New Fiction: August

Blog · Posted July 24, 2024

Our booksellers have chosen their top fiction picks for this month

PAPERBACK

North Woods by Daniel Mason | 29th August | £9.99

A single house deep in the woods of New England.  A young Puritan couple on the run. An English soldier with a fantastic vision.  A lovelorn painter and a lusty beetle. A desperate mother and her haunted son. Buried secrets. Madness, dreams and hope. All are connected. The dark, beautiful past is very much alive. North Woods will change the way you see the world.

 


Let Us Descend by Jesmyn Ward | 1st August | £9.99

Everything Annis knows, she learned from her mother – how to fight, how to be strong, how to grow up in a world shrouded in darkness. When sold south, she must venture through the unforgiving American South alone, searching for relief in memories. This reimagining of American slavery is a magnificent portrait of the strength of the human spirit and its ability to emerge from darkness into light.

 


Kennedy 35 by Charles Cumming | 1st August | £9.99

Kite’s mission should be straightforward, but it soon turns into a terrifying game of cat and mouse along the beaches and backstreets of Senegal. Now, nearly thirty years later, it seems the game isn’t over. And unless Kite can turn the tables on his pursuers, the inner workings of the secret state could be exposed…

 


 

HARDBACK

Wife by Charlotte Mendelson | 8th August | £18.99

Zoe Stamper, junior researcher, meets fellow academic Dr Penny Cartwright. Penny leaves Zoe a cryptic note, and a passionate affair ensues. But there is something else Penny needs as badly in her life as Zoe’s adoration, and thus the beginning of their affair might also have signalled its end…Wife is heart-breaking and funny, profound and gripping, as it takes the reader from the end of a relationship to its beginning, and back again.

 


Phantom Limb by Chris Kohler | 1st August | £17.99

Gillis – a young Scottish minister who technically doesn’t believe in god – falls into a hole left by a recently dug up elm tree and discovers an ancient disembodied hand in the soil.
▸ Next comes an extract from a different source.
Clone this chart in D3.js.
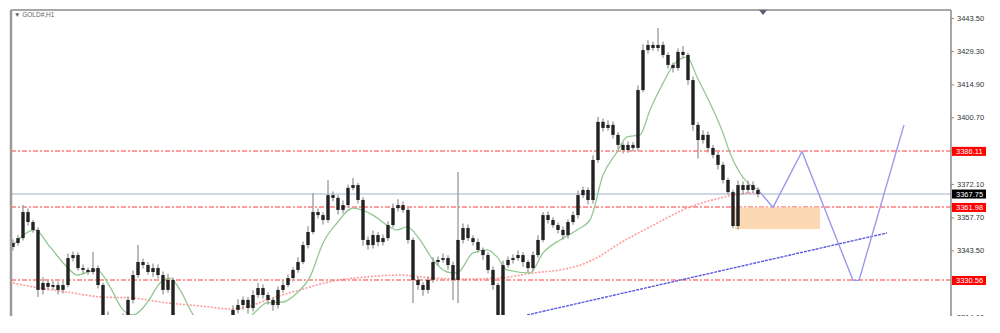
<!DOCTYPE html>
<html><head><meta charset="utf-8">
<script src="https://cdn.jsdelivr.net/npm/d3@7"></script>
<style>body{margin:0;background:#fff}svg{display:block}</style>
</head><body><svg id="c" width="1000" height="333"></svg>
<script>
// ---- data (prices) ----
const firstOpen = 3345.0;
const closes = [
3346.7,3348.8,3360.0,3355.7,3352.3,3326.5,3329.5,3327.8,3328.6,3326.5,
3328.6,3340.2,3341.5,3335.9,3335.1,3334.2,3335.9,3328.6,3315.7,3311.4,
3309.3,3311.4,3314.4,3322.2,3332.9,3338.5,3337.2,3334.2,3335.9,3332.9,
3326.5,3330.8,3313.6,3310.5,3308.2,3305.9,3303.8,3301.5,3300.2,3302.6,
3304.1,3306.8,3309.0,3311.2,3317.9,3320.0,3322.2,3318.7,3324.3,3327.3,
3324.3,3322.2,3320.0,3326.5,3328.6,3331.6,3335.1,3338.5,3345.8,3351.4,
3360.0,3358.7,3356.6,3367.3,3366.1,3360.9,3363.0,3370.4,3371.6,3365.2,
3348.0,3345.8,3350.1,3347.1,3348.8,3354.4,3361.7,3363.0,3360.9,3348.0,
3330.8,3328.6,3326.5,3330.8,3338.5,3339.4,3340.2,3337.2,3330.8,3348.0,
3353.1,3348.8,3347.1,3343.7,3341.5,3335.1,3328.6,3315.7,3337.2,3339.4,
3340.2,3341.5,3338.5,3335.9,3341.5,3348.0,3358.7,3356.6,3354.4,3352.3,
3350.1,3355.7,3358.7,3367.3,3369.5,3365.2,3382.4,3398.8,3396.2,3397.5,
3393.2,3388.9,3386.7,3388.9,3387.6,3412.5,3429.7,3431.9,3430.6,3431.9,
3427.6,3423.3,3422.0,3428.9,3427.6,3416.8,3397.5,3391.0,3393.2,3387.6,
3384.6,3380.3,3373.8,3368.6,3354.0,3371.6,3369.5,3371.6,3369.5,3367.75];
const upWick = [
1.5,1.2,3.0,1.5,1.0,1.2,2.5,1.5,2.0,1.5,
1.8,2.0,1.5,1.2,1.5,1.0,6.9,1.2,1.0,1.5,
1.2,1.5,2.0,1.5,2.0,7.3,1.5,1.2,2.0,1.5,
1.5,2.5,1.0,1.5,1.5,1.5,1.5,1.5,1.5,1.5,
1.5,1.5,1.5,1.5,2.0,2.5,1.5,1.2,2.0,2.2,
1.5,1.2,1.0,1.5,2.0,1.5,1.2,2.0,1.5,2.5,
8.2,1.5,1.2,6.5,1.5,1.2,2.0,1.5,3.1,1.0,
1.2,1.5,2.0,1.2,1.5,1.5,2.0,2.5,1.5,1.0,
1.0,1.5,1.2,1.5,2.0,1.5,2.0,1.2,1.5,29.2,
2.0,1.5,1.2,1.5,1.0,1.2,1.5,1.0,2.0,1.5,
1.5,2.0,1.2,1.0,1.5,2.0,1.3,1.5,1.2,1.0,
1.5,1.2,1.5,2.0,1.5,1.2,2.0,2.2,1.5,2.0,
1.5,1.2,1.0,1.5,1.2,2.0,2.5,2.0,1.5,7.3,
1.5,1.2,1.0,1.5,2.5,1.0,1.5,1.2,2.0,1.5,
1.2,1.5,1.2,1.0,1.0,2.0,1.5,2.0,1.5,1.2];
const dnWick = [
1.5,1.2,1.0,1.5,1.2,3.0,2.0,1.5,1.2,2.0,
1.5,1.0,1.5,1.2,1.5,1.2,1.0,1.5,2.0,1.5,
2.0,1.5,1.2,1.0,1.5,1.2,1.5,1.2,2.0,1.5,
2.0,1.2,2.0,1.5,1.5,1.5,1.5,1.5,1.5,1.5,
1.5,1.5,1.5,1.5,2.0,1.5,2.0,2.5,1.5,1.2,
1.5,2.0,2.5,1.5,1.2,1.0,1.5,1.2,1.0,1.5,
1.0,1.5,2.0,1.2,1.5,2.0,1.5,1.2,1.0,1.5,
2.5,2.0,1.5,1.8,1.5,1.2,1.0,1.5,1.2,1.5,
9.9,2.0,2.5,1.5,1.2,1.5,1.2,2.0,8.6,9.9,
1.5,1.2,1.5,1.2,2.0,1.5,2.0,2.5,1.5,1.2,
1.5,1.2,2.0,1.8,1.5,1.2,1.0,1.5,1.2,1.5,
2.0,1.5,1.2,1.5,1.2,2.0,1.5,1.2,1.5,1.2,
1.5,2.0,1.5,1.2,1.5,1.2,1.0,1.5,1.2,1.5,
1.2,1.5,2.0,1.2,1.5,2.0,2.5,8.0,1.5,2.0,
1.5,2.0,1.5,1.2,1.0,1.5,2.0,1.5,1.2,1.5];

// fast moving average (green), sampled at bar positions
const greenIdx = [0,4.4,7.4,10.8,12.8,16.8,19.4,22,24,26.8,29.4,31.4,33.4,35.8,39.4,44.4,48,50.8,54,56.8,59.4,62,64.8,68,72,74.8,76.8,78.8,81.4,84,86.8,88.8,92,94.8,96.8,98.8,103.4,106,109.4,112.8,115.4,118,120.8,122.8,125.4,127.4,130,132.4,134.8,136.8,139.4,142,143.4,145.4,148,149.4];
const greenVal = [3345.8,3352.3,3345.0,3336.4,3332.9,3335.1,3327.8,3317.9,3315.7,3320.9,3329.5,3331.6,3326.5,3316.6,3307.1,3309.3,3316.1,3320.9,3321.3,3325.2,3332.1,3346.7,3355.3,3361.7,3358.7,3354.4,3352.3,3353.6,3348.0,3339.4,3334.2,3333.8,3342.4,3343.7,3340.7,3335.1,3333.8,3342.4,3348.0,3352.3,3356.6,3375.9,3385.8,3392.3,3393.2,3403.9,3415.5,3424.1,3426.7,3418.1,3406.9,3394.0,3385.4,3376.8,3370.8,3369.5];
// slow moving average (red dotted)
const redIdx = [0,4,10.8,17.4,24,30.8,37.4,43.4,47.4,50.8,57.4,64,70.8,77.4,84,90.8,97.4,104,109.4,114,117.4,120.8,127.4,135.4,141.4,145.4,149.4];
const redVal = [3329.5,3327.8,3325.6,3323.5,3323.0,3320.9,3319.6,3318.3,3319.6,3322.2,3326.5,3330.3,3332.1,3332.9,3331.6,3331.2,3331.6,3333.8,3335.1,3337.6,3341.1,3345.8,3353.6,3362.2,3366.0,3367.8,3368.6];

const levelPrices = [3386.11, 3361.98, 3330.56];
const bidPrice = 3367.75;
const priceTicks = [3443.5, 3429.3, 3414.9, 3400.7, 3372.1, 3357.7, 3343.5, 3314.9];

// projection drawings
const zigIdx = [149.4, 152, 157.8, 168, 169.2, 178.2];
const zigVal = [3368.6, 3362.0, 3386.1, 3330.6, 3330.6, 3397.5];
const trendIdx = [102.8, 174.8];
const trendVal = [3315.7, 3351.0];
const boxIdx = [144.4, 161.4];
const boxVal = [3362.0, 3352.7];
const symbol = "GOLD#,H1";

// ---- layout ----
const L = 11, R = 951, T = 10, B = 315;
const svg = d3.select("#c");
const x = d3.scaleLinear().domain([0, 149]).range([13, 758]);
const y = d3.scaleLinear().domain([3443.5, 3343.5]).range([18, 250.4]);

const defs = svg.append("defs");
defs.append("clipPath").attr("id","plot").append("rect").attr("x",L+1).attr("y",T+1).attr("width",R-L-1).attr("height",B-T-1);
defs.append("clipPath").attr("id","all").append("rect").attr("x",0).attr("y",0).attr("width",1000).attr("height",B+1);

const root = svg.append("g").attr("clip-path","url(#all)");
const plot = root.append("g").attr("clip-path","url(#plot)");

// levels
plot.selectAll("line.lvl").data(levelPrices).join("line").attr("class","lvl")
  .attr("x1",L).attr("x2",R).attr("y1",d=>Math.round(y(d))).attr("y2",d=>Math.round(y(d)))
  .attr("stroke","#ff5a5a").attr("stroke-opacity",0.6).attr("stroke-width",2).attr("stroke-dasharray","5,2,2,2");
plot.append("line").attr("x1",L).attr("x2",R).attr("y1",Math.round(y(bidPrice))).attr("y2",Math.round(y(bidPrice)))
  .attr("stroke","#d0d8e6").attr("stroke-width",2);

// box
plot.append("rect").attr("x",x(boxIdx[0])).attr("width",x(boxIdx[1])-x(boxIdx[0]))
  .attr("y",y(boxVal[0])).attr("height",y(boxVal[1])-y(boxVal[0])).attr("fill","#fcd9b4");

// MAs
const lineGen = d3.line().x(d=>x(d[0])).y(d=>y(d[1])).curve(d3.curveMonotoneX);
plot.append("path").attr("d",lineGen(redIdx.map((d,i)=>[d,redVal[i]])))
  .attr("fill","none").attr("stroke","#ff7070").attr("stroke-opacity",0.7).attr("stroke-width",1.6).attr("stroke-dasharray","2,1.5");
plot.append("path").attr("d",lineGen(greenIdx.map((d,i)=>[d,greenVal[i]])))
  .attr("fill","none").attr("stroke","#92c892").attr("stroke-width",1.3);

// candles
const data = closes.map((c,i)=>{
  const o = i===0 ? firstOpen : closes[i-1];
  return {i,o,c,h:Math.max(o,c)+upWick[i],l:Math.min(o,c)-dnWick[i]};
});
const cg = plot.append("g");
cg.selectAll("line").data(data).join("line")
  .attr("x1",d=>x(d.i)).attr("x2",d=>x(d.i)).attr("y1",d=>y(d.h)).attr("y2",d=>y(d.l))
  .attr("stroke","#a0a0a0").attr("stroke-width",1.4);
cg.selectAll("rect").data(data).join("rect")
  .attr("x",d=>x(d.i)-1.7).attr("width",3.4)
  .attr("y",d=>y(Math.max(d.o,d.c))).attr("height",d=>Math.max(1.2,Math.abs(y(d.o)-y(d.c))))
  .attr("fill","#222");

// trendline & zigzag
plot.append("path").attr("d",d3.line().x(d=>x(d[0])).y(d=>y(d[1]))(trendIdx.map((d,i)=>[d,trendVal[i]])))
  .attr("stroke","#5a5ae0").attr("stroke-width",1.4).attr("fill","none").attr("stroke-dasharray","3,1");
plot.append("path").attr("d",d3.line().x(d=>x(d[0])).y(d=>y(d[1]))(zigIdx.map((d,i)=>[d,zigVal[i]])))
  .attr("stroke","#9a9aec").attr("stroke-width",1.4).attr("fill","none");

// frame
root.append("line").attr("x1",L).attr("x2",R).attr("y1",T).attr("y2",T).attr("stroke","#8a8a8a").attr("stroke-width",1.5);
root.append("line").attr("x1",L).attr("x2",L).attr("y1",T).attr("y2",B+2).attr("stroke","#9a9a9a").attr("stroke-width",2.5);

// price axis
const ax = root.append("g").attr("transform",`translate(${R},0)`)
  .call(d3.axisRight(y).tickValues(priceTicks).tickFormat(d3.format(".2f")).tickSize(3).tickPadding(3));
ax.select(".domain").attr("d",`M0,${T}V${B+2}`).attr("stroke","#8a8a8a").attr("stroke-width",1.5);
ax.selectAll(".tick line").attr("stroke","#888");
ax.selectAll("text").attr("font-family","Liberation Sans, Arial, sans-serif").attr("font-size",7.5).attr("fill","#333");

// price labels
function tag(p, bg){
  const g = root.append("g");
  g.append("rect").attr("x",R+1).attr("y",y(p)-4.5).attr("width",34).attr("height",9).attr("fill",bg);
  g.append("text").attr("x",R+5).attr("y",y(p)).attr("dy","0.35em").text(d3.format(".2f")(p))
    .attr("font-family","Liberation Sans, Arial, sans-serif").attr("font-size",7.5).attr("fill","#fff");
}
levelPrices.forEach(p=>tag(p,"#f00"));
tag(bidPrice,"#000");

// title & shift marker
root.append("text").attr("x",14).attr("y",17).text("▼ "+symbol)
  .attr("font-family","Liberation Sans, Arial, sans-serif").attr("font-size",6.5).attr("fill","#666");
root.append("path").attr("d","M759,10 L767,10 L763,15 Z").attr("fill","#5a6070");
</script></body></html>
He’s about to rebury it when the hand…beckons to him. Somewhere, in the hand’s deep history, there lies a story of the Scottish reformation, of art and violence, and of its owner long since dead. But for Gillis, there lies only opportunity.

 


Shy Creatures by Clare Chambers | 29th August | £20

Helen Hansford is an art therapist in a psychiatric hospital where she has been having a long love affair with Gil: a charismatic, married doctor. One afternoon they receive a call about a disturbance. A 37 year old man called William Tapping, has been discovered along with his elderly aunt. It is clear he has been shut up in the house for decades, but when it emerges that William is a talented artist, Helen is determined to discover his story.

 


The Examiner by Janice Hallett | 29th August | £18.99

The year-long art course at Royal Hastings University is blighted by students setting fire to one another’s artwork, a rumoured extra-marital affair and a disastrous road trip. But finally they are given their last assignment: to build an art installation for a local manufacturer. With six students who have nothing in common except their clashing personal agendas, what could possibly go wrong? The answer is: murder.

 


A Little Trickerie by Rosanna Pike| 1st August | £16.99

Tibb Ingleby’s mother taught her that if you’re not bound by the Big Man’s rules, there are many ways a woman can find shelter in this world. When the opportunity presents itself to escape the shackles society has placed on them, Tibb and her new friends conjure an audacious plan: her greatest trickerie yet. Portraying a side of Tudor England rarely seen, it’s a tale of belief and superstition, with a ragtag cast of characters and a distinctly unangelic heroine.

 


There are Rivers in the Sky by Elif Shafak | 8th August | £18.99

This is the story of one lost poem, two great rivers, and three remarkable lives – all connected by a single drop of water. A dazzling feat of storytelling There are Rivers in the Sky is a rich, sweeping novel that spans centuries, continents and cultures, entwined by rivers, rains, and waterdrops: ‘Water remembers. It is humans who forget.’

 


Death at the Sign of the Rook by Kate Atkinson | 22nd August | £22

Welcome to Rook Hall. By night’s end, a murderer will be revealed…Ex-detective Jackson Brodie is called to Burton Makepeace for the seemingly tedious matter of a stolen painting.  Once a magnificent country house, Burton Makepeace now hosts Murder Mystery weekends.  As guests and old friends converge, we are treated a fiendishly clever mystery; one that pays homage to the masters of the genre—from Agatha Christie to Dorothy Sayers.